--- SHORT EXERCISE ---
Nothing but the lines from the top of the data to the line holding "from matplotlib.colors import" should be printed, word for word and both ends included; leave the pictures out.

---------- DATA LINES ----------

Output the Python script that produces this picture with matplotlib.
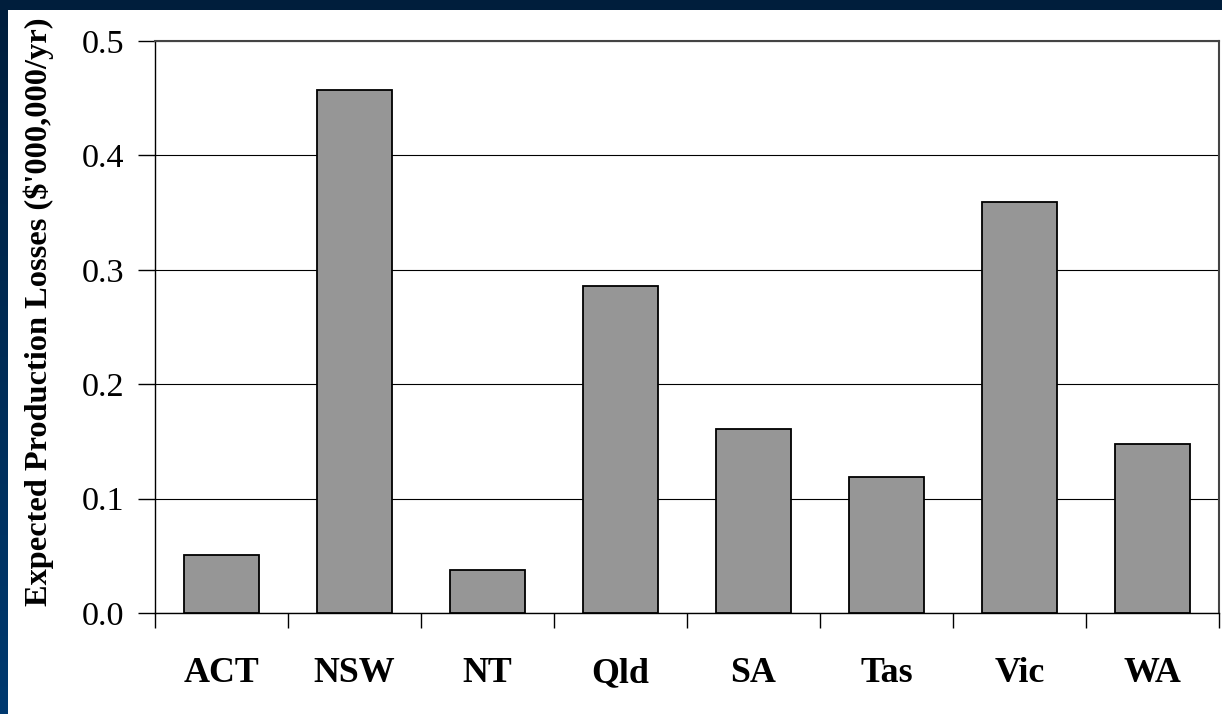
import numpy as np
import matplotlib
matplotlib.use("Agg")
import matplotlib.pyplot as plt
from matplotlib.colors import LinearSegmentedColormap

categories = ["ACT", "NSW", "NT", "Qld", "SA", "Tas", "Vic", "WA"]
values = [0.051, 0.457, 0.038, 0.286, 0.161, 0.119, 0.359, 0.148]
yticks = [0.0, 0.1, 0.2, 0.3, 0.4, 0.5]
ylabel = "Expected Production Losses ($'000,000/yr)"

W, H = 1222, 714
fig = plt.figure(figsize=(W / 100, H / 100), dpi=100)
fig.patch.set_facecolor("white")

# dark frame: top strip and left gradient strip
top = fig.add_axes([0, 1 - 10 / H, 1, 10 / H])
top.set_axis_off()
top.add_patch(plt.Rectangle((0, 0), 1, 1, color="#001e3c", transform=top.transAxes))
left = fig.add_axes([0, 0, 8 / W, 1])
left.set_axis_off()
cmap = LinearSegmentedColormap.from_list("g", ["#001e3c", "#003a70"])
left.imshow(np.linspace(0, 1, 256).reshape(-1, 1), aspect="auto", cmap=cmap,
            extent=[0, 1, 0, 1], origin="upper")

ax = fig.add_axes([155 / W, 1 - 613 / H, (1219 - 155) / W, (613 - 41) / H])
x = np.arange(len(categories))
ax.bar(x, values, width=0.57, color="#969696", edgecolor="black", linewidth=1.3, zorder=3)
ax.set_xlim(-0.5, len(categories) - 0.5)
ax.set_ylim(0, 0.5)
ax.set_yticks(yticks)
ax.set_yticklabels([f"{v:.1f}" for v in yticks], fontfamily="Liberation Serif", fontsize=24.7)
ax.yaxis.grid(True, color="black", linewidth=0.8, zorder=0)
ax.set_xticks(np.arange(-0.5, len(categories) + 0.5, 1))
ax.set_xticklabels([])
ax.set_xticks(x, minor=True)
ax.set_xticklabels(categories, minor=True, fontfamily="Liberation Serif",
                   fontsize=25.8, fontweight="bold")
ax.tick_params(axis="x", which="minor", length=0, pad=32)
ax.tick_params(axis="x", which="major", length=11, direction="out", width=1)
ax.tick_params(axis="y", length=12, direction="out", width=1, pad=10)
for s in ["top", "right"]:
    ax.spines[s].set_color("#444444")
    ax.spines[s].set_linewidth(1.5)
ax.spines["left"].set_linewidth(1)
ax.spines["bottom"].set_linewidth(1)
ax.set_ylabel(ylabel, fontfamily="Liberation Serif", fontsize=23.3, fontweight="bold")
ax.yaxis.set_label_coords(-101 / (1219 - 155), 0.526)

fig.savefig("out.png", dpi=100, facecolor=fig.get_facecolor())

----------

--- REPLY TO THE EXERCISE ---
Output the Python script that produces this picture with matplotlib.
import numpy as np
import matplotlib
matplotlib.use("Agg")
import matplotlib.pyplot as plt
from matplotlib.colors import LinearSegmentedColormap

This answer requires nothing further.